安倍長期政権を支えるもの
経済ジャーナリスト 蜂谷 隆
「大義なき解散」と強まる安倍政権批判の中で行われた衆議院選挙は、終わってみれば自民党が大勝する結果となった。小選挙区で48%の得票(全有権者の中で自民党に投票した率(絶対得票率)は25%)で75%の議席獲得というのは小選挙区制度の歪みがより明らかになったのだが、こうした結果をもたらしたのは内閣支持率が低下しているのに、自民党の支持率が高いこともあったのだろう。理由は、そこそこ維持されている生活を壊したくないという意識にあるのではないか。
こうした国民の意識は世論調査にはっきり出ている。内閣府が行った「国民生活に関する世論調査」(2017年6月)によると、現在の生活に「満足」と回答した人は、前年に比べ3.8ポイント増え73.9%と過去最高となった。また、「不満」と回答した人は前年比3.5%下がり25%で過去2番目の低さとなった。
「満足」と回答した人を年齢別に見ると年齢が若い人ほど高い。18歳から29歳の若者は約8割が満足と回答しているのである。満足感はどこから来ているのだろうか。これはよく言われるように雇用の安定によるものと見てよいだろう。低い失業率、高い求人倍率。おもしろくないと会社を辞めても転職先はある。非正規雇用で賃金の低いとはいえ、とにかく働き口はあるということなのだろう。逆に50歳台は約3割が「不満」と回答しており他の世代に比べ高い。中高年は失業率も高く転職も厳しいことを反映しているのであろう。
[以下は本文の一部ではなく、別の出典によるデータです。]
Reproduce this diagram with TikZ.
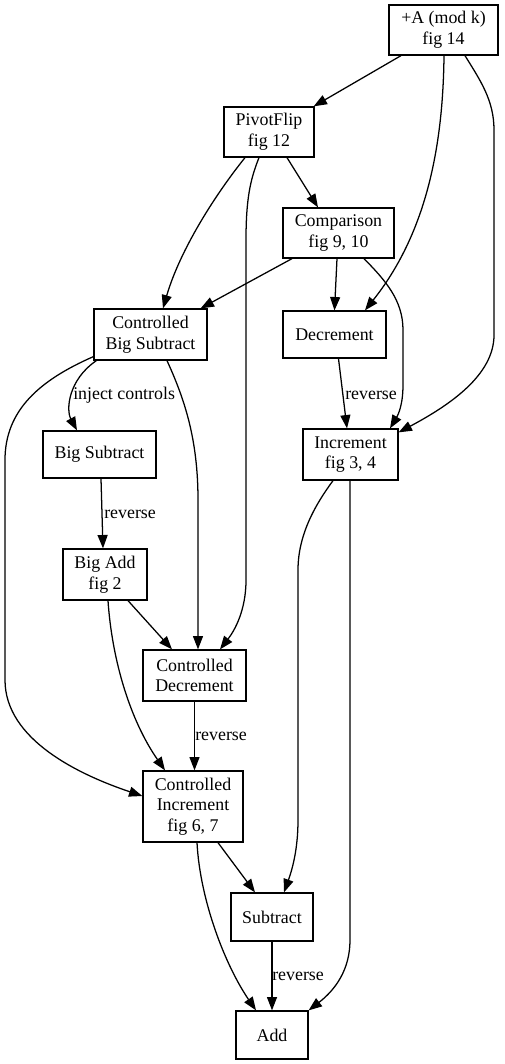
\documentclass[tikz,border=0pt]{standalone}
\usepackage{fontspec}
\setmainfont{Liberation Serif}
\usetikzlibrary{arrows.meta,calc}
\newcommand\figfont{\fontsize{13.4}{15.5}\selectfont}
\begin{document}
\begin{tikzpicture}[x=0.75pt,y=-0.75pt,
  box/.style={draw,line width=0.95pt,inner sep=0pt,align=center,font=\figfont},
  edge/.style={line width=0.95pt,-{Triangle[length=10pt,width=7.5pt]}},
  lbl/.style={anchor=west,inner sep=0pt,font=\figfont}]
\useasboundingbox (0,0) rectangle (504,1064);
\fill[white] (0,0) rectangle (504,1064);
% nodes
\node[box,minimum width=81.75pt,minimum height=37.5pt] (plusA) at (443.5,30) {+A (mod k)\\fig 14};
\node[box,minimum width=67.5pt,minimum height=37.5pt] (pivot) at (269,132) {PivotFlip\\fig 12};
\node[box,minimum width=83.25pt,minimum height=37.5pt] (comp) at (338.5,233) {Comparison\\fig 9, 10};
\node[box,minimum width=84.75pt,minimum height=38.25pt] (cbs) at (150.5,334.5) {Controlled\\Big Subtract};
\node[box,minimum width=77.25pt,minimum height=35.25pt] (dec) at (334.5,334.5) {Decrement};
\node[box,minimum width=71.25pt,minimum height=38.25pt] (inc) at (350.5,454.5) {Increment\\fig 3, 4};
\node[box,minimum width=84.75pt,minimum height=35.25pt] (bs) at (99.5,454.5) {Big Subtract};
\node[box,minimum width=63pt,minimum height=38.25pt] (badd) at (105,574.5) {Big Add\\fig 2};
\node[box,minimum width=77.25pt,minimum height=38.25pt] (cdec) at (194.5,675.5) {Controlled\\Decrement};
\node[box,minimum width=75pt,minimum height=53.25pt] (cinc) at (193,806.5) {Controlled\\Increment\\fig 6, 7};
\node[box,minimum width=61.5pt,minimum height=36pt] (sub) at (272,917) {Subtract};
\node[box,minimum width=54pt,minimum height=36pt] (add) at (272,1035) {Add};
% edges
\draw[edge] ($(plusA.south)+(-42.5,0)$) -- ($(pivot.north east)+(-1,0)$);
\draw[edge] ($(plusA.south)+(0.5,0)$) .. controls (443,150) and (425,235) .. ($(dec.north)+(30.5,0)$);
\draw[edge] ($(plusA.south)+(21.5,0)$) .. controls (480,80) and (494,100) .. (494,130)
  -- (494,335) .. controls (494,375) and (450,405) .. ($(inc.north east)+(0,4)$);
\draw[edge] ($(pivot.south)+(18,0)$) -- ($(comp.north)+(-20.5,0)$);
\draw[edge] ($(pivot.south)+(-24,0)$) .. controls (215,195) and (180,250) .. ($(cbs.north)+(12.5,0)$);
\draw[edge] ($(pivot.south)+(-10,0)$) .. controls (250,180) and (246,200) .. (246,240)
  -- (246,580) .. controls (246,610) and (235,630) .. ($(cdec.north)+(25.5,0)$);
\draw[edge] ($(comp.south)+(-46.5,0)$) -- ($(cbs.north east)+(-7,0)$);
\draw[edge] ($(comp.south)+(-1.5,0)$) -- (dec.north);
\draw[edge] ($(comp.south)+(25.5,0)$) .. controls (385,280) and (403,300) .. (403,330)
  -- (403,385) .. controls (403,405) and (398,415) .. ($(inc.north)+(39.5,0)$);
\draw[edge] ($(dec.south)+(4,0)$) -- ($(inc.north)+(-3.5,0)$);
\draw[edge] ($(cbs.south west)+(3,0)$) .. controls (68,380) and (66,410) .. ($(bs.north)+(-22.5,0)$);
\draw[edge] ($(cbs.south west)+(0,-4)$) .. controls (40,380) and (5,410) .. (5,460)
  -- (5,680) .. controls (5,740) and (80,775) .. ($(cinc.west)+(0,-10.5)$);
\draw[edge] ($(cbs.south)+(16.5,0)$) .. controls (185,400) and (198,440) .. (198,500)
  -- ($(cdec.north)+(3.5,0)$);
\draw[edge] ($(bs.south)+(1.5,0)$) -- ($(badd.north)+(-2,0)$);
\draw[edge] ($(badd.south)+(23,0)$) -- ($(cdec.north)+(-22.5,0)$);
\draw[edge] ($(badd.south)+(3,0)$) .. controls (112,660) and (130,720) .. ($(cinc.north)+(-28,0)$);
\draw[edge] (cdec.south) -- ($(cinc.north)+(1.5,0)$);
\draw[edge] ($(inc.south)+(-17.5,0)$) .. controls (315,505) and (298,535) .. (298,570)
  -- (298,820) .. controls (298,850) and (292,870) .. ($(sub.north)+(12,0)$);
\draw[edge] ($(inc.south)+(-0.5,0)$) -- (350,940) .. controls (350,970) and (335,990) .. (add.north east);
\draw[edge] ($(cinc.south)+(25,0)$) -- ($(sub.north)+(-17,0)$);
\draw[edge] ($(cinc.south)+(4,0)$) .. controls (200,900) and (225,965) .. ($(add.north)+(-16,0)$);
\draw[edge] (sub.south) -- (add.north);
% labels
\node[lbl] (l1) at (73,395) {inject controls};
\node[lbl] (l2) at (345,395) {reverse};
\node[lbl] (l3) at (104,514) {reverse};
\node[lbl] (l4) at (195,736) {reverse};
\node[lbl] (l5) at (272,976) {reverse};
\end{tikzpicture}
\end{document}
今回の選挙前後における各報道機関の世論調査では内閣支持率よりも不支持率の方が上回っていたものが少なくなかった。秘密保護法、安保法制、森友・加計問題などで、安倍政権に対する批判が高まっていたためである。したがって与党の議席はかなり減らすというのが当初の大方の予想であった。安倍首相はそれでも今なら過半数は十分可能と解散に踏み切ったのであろう。踏ん張れると思ったのは、やはりそこそこの生活感をもたらしている経済の維持だと思う。単純化すれば政治は不満だが、経済は満足ということなのだろう。
痛みが伴う「出口戦略」
さて経済分野で最大の問題はといえば、4年半続く黒田日銀総裁による異次元緩和の手仕舞い、すなわち量的緩和と大量の株購入の縮小である。いわゆる「出口戦略」である。日銀による国債購入の大量購入で日銀の国債保有は異次元緩和の4年半で3.4倍、437兆円まで膨らんでしまった。全国債発行残高の4割を日銀が保有していることになる。実質GDP比で83%だ。日銀が国債を買い占めるため国債市場は細り、金融機関は担保としてすら保有しにくい状況となっている。7月まで日銀の審議委員であった木内登英氏は「来年5月頃には行き詰まる」と見ている。
米国のFRB(連邦準備制度理事会)は早々と縮小に踏み切り、金利も少しずつ上げている。ECB(欧州中央銀行)も来年1月以降の資産購入量を半減する。こうした世界の趨勢に歩調をあわせて日銀も手仕舞いに向けた戦略を描く必要があるのだが、方向転換できないのは、やはり金利上昇不安が先立つからだろう。景気回復がかろうじて続いているのは、日銀の量的緩和による円安と超低金利に寄るところが大きい。株も日銀がETF(上場投資信託)を買うことで下支えしている。株価が午前中下がれば「日銀が買いに入る」と市場は認識しているという。こんなバカげたことがいつまでも続くわけがないのだが、やめたら大変ということで続けられているのだ。
ため込むリスク
安倍政権の次なる政策目標は、憲法の改正とされる。これをスムーズに進めるためには、経済の混乱は何としても避けたい。日銀は国債保有残高を年間80兆円増やすことになっているが、9月は前月比で8000億円減少させた。なし崩し的な縮小の動きである。思い切ったことはできないので、ほんのちょっとだけということなのだろう。結局、安倍政権はだらだらとアベノミクスを続けるほかない。問題先送りでリスクを膨らませることになる。